**DATASET CONTENT**
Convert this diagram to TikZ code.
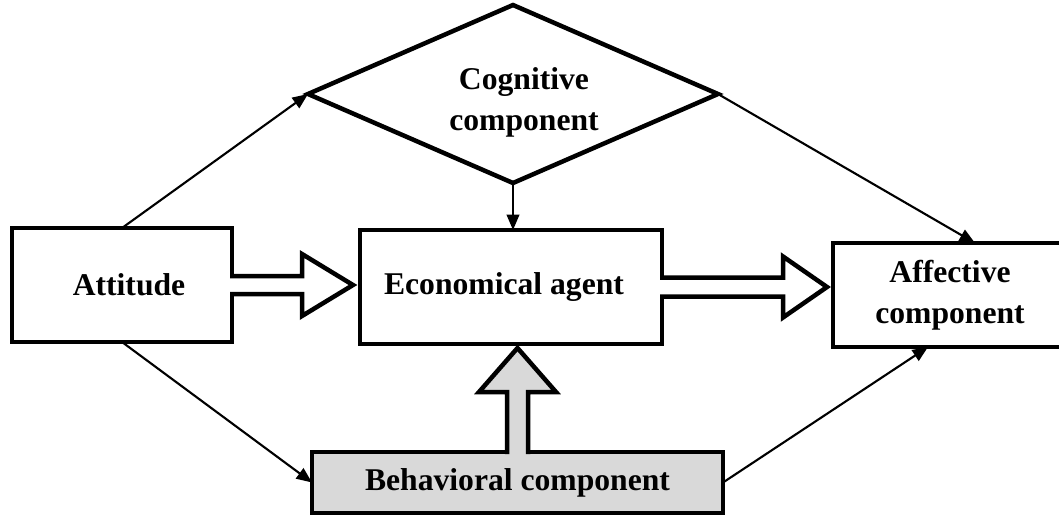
\documentclass[tikz,border=0pt]{standalone}
\usepackage{fontspec}
\setmainfont{Liberation Serif}
\usepackage{xcolor}
\usepackage{tikz}
\usetikzlibrary{positioning,shapes,arrows.meta}

\begin{document}
\begin{tikzpicture}[
            x=0.025cm, y=-0.025cm,
            box/.style={rectangle, draw, line width=3.2pt, outer sep=0pt, inner sep=0pt,
                align=center, font=\fontsize{22.5}{29}\selectfont\bfseries},
            thinarrow/.style={-{Triangle[length=11pt,width=9pt]}, line width=1.5pt},
            fatarrow/.style={line width=3.2pt, line join=miter},
            auto
        ]
            \useasboundingbox (0,0) rectangle (1059,515);
            % Vertices
            \node[box, minimum width=220*0.025cm, minimum height=114*0.025cm] (att) at (122,285) {\hspace*{0.35cm}Attitude};
            \node[box, minimum width=302*0.025cm, minimum height=114*0.025cm] (eco) at (511,287) {Economical agent\hspace*{0.35cm}};
            \node[box, minimum width=234*0.025cm, minimum height=104*0.025cm] (aff) at (950,295) {Affective\\component};
            \node[box, fill=gray!30, minimum width=411*0.025cm, minimum height=61*0.025cm] (beh) at (517.5,482.5) {Behavioral component};
            \node[box, diamond, aspect=2.3, minimum width=410*0.025cm, minimum height=178*0.025cm] (cog) at (513,94)
                {\hspace*{0.55cm}\rule{0pt}{27pt}Cognitive\\\hspace*{0.55cm}component};
            % Thin edges
            \draw[thinarrow] (att.north) -- (cog.west);
            \draw[thinarrow] (cog.east) -- ([xshift=25*0.025cm]aff.north);
            \draw[thinarrow] (att.south) -- (beh.west);
            \draw[thinarrow] (beh.east) -- ([xshift=-22*0.025cm]aff.south);
            \draw[thinarrow] (cog.south) -- (cog.south |- eco.north);
            % Block arrows
            \fill[white] (att.east) ++(-3,-9) -- ++(73,0) -- ++(0,-22) -- ++(51,31) -- ++(-51,31) -- ++(0,-22) -- ++(-73,0) -- cycle;
            \draw[fatarrow] (att.east) ++(-2,-9) -- ++(72,0) -- ++(0,-22) -- ++(51,31) -- ++(-51,31) -- ++(0,-22) -- ++(-72,0);
            \fill[white] (eco.east) ++(-3,-9.5) -- ++(124,0) -- ++(0,-21) -- ++(44,30.5) -- ++(-44,30.5) -- ++(0,-21) -- ++(-124,0) -- cycle;
            \draw[fatarrow] (eco.east) ++(-2,-9.5) -- ++(123,0) -- ++(0,-21) -- ++(44,30.5) -- ++(-44,30.5) -- ++(0,-21) -- ++(-123,0);
            \fill[gray!30] (beh.north) ++(-10.5,3) -- ++(0,-63) -- ++(-28,0) -- ++(38.5,-44) -- ++(38.5,44) -- ++(-28,0) -- ++(0,63) -- cycle;
            \draw[fatarrow] (beh.north) ++(-10.5,2) -- ++(0,-62) -- ++(-28,0) -- ++(38.5,-44) -- ++(38.5,44) -- ++(-28,0) -- ++(0,62);
        \end{tikzpicture}
\end{document}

**WORK INSTRUCTIONS**
Every line above should be repeated exactly; pictures stay out of the copy.

**ANSWER IN FULL**
Convert this diagram to TikZ code.
\documentclass[tikz,border=0pt]{standalone}
\usepackage{fontspec}
\setmainfont{Liberation Serif}
\usepackage{xcolor}
\usepackage{tikz}
\usetikzlibrary{positioning,shapes,arrows.meta}

\begin{document}
\begin{tikzpicture}[
            x=0.025cm, y=-0.025cm,
            box/.style={rectangle, draw, line width=3.2pt, outer sep=0pt, inner sep=0pt,
                align=center, font=\fontsize{22.5}{29}\selectfont\bfseries},
            thinarrow/.style={-{Triangle[length=11pt,width=9pt]}, line width=1.5pt},
            fatarrow/.style={line width=3.2pt, line join=miter},
            auto
        ]
            \useasboundingbox (0,0) rectangle (1059,515);
            % Vertices
            \node[box, minimum width=220*0.025cm, minimum height=114*0.025cm] (att) at (122,285) {\hspace*{0.35cm}Attitude};
            \node[box, minimum width=302*0.025cm, minimum height=114*0.025cm] (eco) at (511,287) {Economical agent\hspace*{0.35cm}};
            \node[box, minimum width=234*0.025cm, minimum height=104*0.025cm] (aff) at (950,295) {Affective\\component};
            \node[box, fill=gray!30, minimum width=411*0.025cm, minimum height=61*0.025cm] (beh) at (517.5,482.5) {Behavioral component};
            \node[box, diamond, aspect=2.3, minimum width=410*0.025cm, minimum height=178*0.025cm] (cog) at (513,94)
                {\hspace*{0.55cm}\rule{0pt}{27pt}Cognitive\\\hspace*{0.55cm}component};
            % Thin edges
            \draw[thinarrow] (att.north) -- (cog.west);
            \draw[thinarrow] (cog.east) -- ([xshift=25*0.025cm]aff.north);
            \draw[thinarrow] (att.south) -- (beh.west);
            \draw[thinarrow] (beh.east) -- ([xshift=-22*0.025cm]aff.south);
            \draw[thinarrow] (cog.south) -- (cog.south |- eco.north);
            % Block arrows
            \fill[white] (att.east) ++(-3,-9) -- ++(73,0) -- ++(0,-22) -- ++(51,31) -- ++(-51,31) -- ++(0,-22) -- ++(-73,0) -- cycle;
            \draw[fatarrow] (att.east) ++(-2,-9) -- ++(72,0) -- ++(0,-22) -- ++(51,31) -- ++(-51,31) -- ++(0,-22) -- ++(-72,0);
            \fill[white] (eco.east) ++(-3,-9.5) -- ++(124,0) -- ++(0,-21) -- ++(44,30.5) -- ++(-44,30.5) -- ++(0,-21) -- ++(-124,0) -- cycle;
            \draw[fatarrow] (eco.east) ++(-2,-9.5) -- ++(123,0) -- ++(0,-21) -- ++(44,30.5) -- ++(-44,30.5) -- ++(0,-21) -- ++(-123,0);
            \fill[gray!30] (beh.north) ++(-10.5,3) -- ++(0,-63) -- ++(-28,0) -- ++(38.5,-44) -- ++(38.5,44) -- ++(-28,0) -- ++(0,63) -- cycle;
            \draw[fatarrow] (beh.north) ++(-10.5,2) -- ++(0,-62) -- ++(-28,0) -- ++(38.5,-44) -- ++(38.5,44) -- ++(-28,0) -- ++(0,62);
        \end{tikzpicture}
\end{document}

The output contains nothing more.